Article inédit (Synthèse)
Verena Kast
Deuil naturel – deuil compliqué
Nous percevons l’amour comme une promesse d’éliminer la solitude existentielle ; c’est pourquoi le décès d’un être aimé nous renvoie à cette solitude. Il faut comprendre la perte d’un être cher dans son contexte relationnel : Si nous acceptons de nous rapprocher d’une personne, une relation et, simultanément, un Soi relationnel s’établissent. Ce Soi est différent du Soi ordinaire, mais se recoupe en partie avec lui. Le « Soi individuel » joue un rôle essentiel en rapport avec le deuil et la séparation. Lorsque nous passons par un processus de deuil, nous renonçons à un Soi relationnel pour revenir à notre Soi individuel.
Les êtres humains sont saisis d’un sentiment de deuil à chaque fois qu’une personne ou une chose qui avait une importance particulière dans notre vie disparaît ou menace de disparaître. Sont associés au sentiment de deuil, des émotions comme le chagrin, la peur, la colère, la culpabilité, etc. Lorsque nous vivons ces émotions, lorsque nous acceptons de les vivre, nous sommes à même de débuter un processus de deuil, un processus de développement au cours duquel nous pourrons apprendre lentement – et dans la douleur – à accepter notre perte et à faire à nouveau face à la vie sans la personne ou sans la chose que nous avons perdue, mais surtout avec tout ce que cette personne ou cette chose avait éveillé en nous – puisque nous n’aurons pas tout à fait à y renoncer.
Le Soi relationnel
Par Soi relationnel, j’entends l’intériorisation du dynamisme de la relation, ainsi que l’activation – au cours du temps – d’aspects réciproques de la personnalité. Ce Soi naît continuellement de l’interaction entre les deux partenaires et se forme sur la base de la relation moi-toi et en particulier de leurs perceptions mutuelles et de l’affirmation de leur propre identité. Il est également marqué par le partage du quotidien, par des intérêts, des travaux, des plans pour l’avenir, ainsi que par des projections et des phénomènes de délégation qui ne sont pas résolus ; il est influencé avant tout – et c’est son aspect le plus important – par des composantes de la personnalité et des évolutions que l’amour et la relation ont éveillées, ont « créées à partir de l’Autre ». La personnalité des partenaires, leurs Sois individuels, évoluent d’une manière qui dépend de la relation établie avec l’autre. Or, il n’est pas besoin de renoncer à ce qui a été éveillé par l’autre, même si ce dernier a disparu.

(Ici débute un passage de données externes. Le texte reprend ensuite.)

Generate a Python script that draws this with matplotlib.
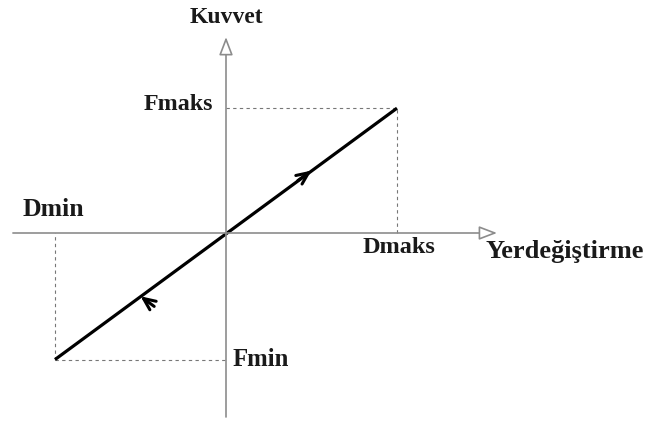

Travail de deuil au sens étroit
Pour moi, ce travail est accompli durant la 3e phase du deuil : il s’agit alors de réveiller le souvenir de la relation, ainsi que celui du Soi relationnel. Lorsque nous imaginons à nouveau et que nous vivons une fois encore la vie que nous avions menée avec le défunt, avec toutes les émotions que cela impliquait, mais aussi lorsque nous racontons des histoires ayant joué un rôle clé dans la vie qui nous était commune, nous réussissons à nous détacher de l’autre et à aborder la vie – en plus étroit contact avec nous-mêmes – sur un mode inédit, y compris de nouveaux projets d’avenir et de nouvelles aspirations.
Raconter en revenant dans notre esprit au passé, en imaginant à nouveau des expériences passées, provoque de nombreuses émotions et des sentiments forts et ceux-ci provoquent une évolution dans le sens où ils nous permettent de retrouver ce qui était important – même si nous savons en même temps que tout cela a disparu et que nous ne pouvons rien y changer. Cela ouvre, par contre, un espace à de nouveaux vécus.
Le processus de deuil est un processus naturel ; la perte d’un être cher est très douloureuse, mais elle fait partie de l’existence humaine. Il reste qu’au moment où l’individu va devoir se réorganiser, revenir du Soi relationnel au Soi personnel, la question se pose toujours de savoir s’il peut réussir cette démarche. Dans ce cas, le processus de deuil – que je subdivise en quatre phases – peut avoir lieu. Il s’accompagne d’ailleurs souvent de rêves, tels qu’on les attend dans cette situation et que l’on peut comprendre aisément. Par contre, lorsque le processus de deuil devient compliqué, cela veut dire que la personne n’a que mal accès à son Soi individuel, en dépit de la perte importante qu’elle a subie. Ces personnes tombent en dépression, souvent accompagnée de symptômes accessoires. Une thérapie de la dépression d’orientation psychodynamique, centrée sur le deuil et l’analyse du Soi relationnel – qui se constelle également dans la situation thérapeutique – peut alors être utile. En percevant mieux son Soi relationnel, la personne comprend qu’elle avait renoncé à son propre Soi et s’était sur-adaptée sur un mode dysfonctionnel.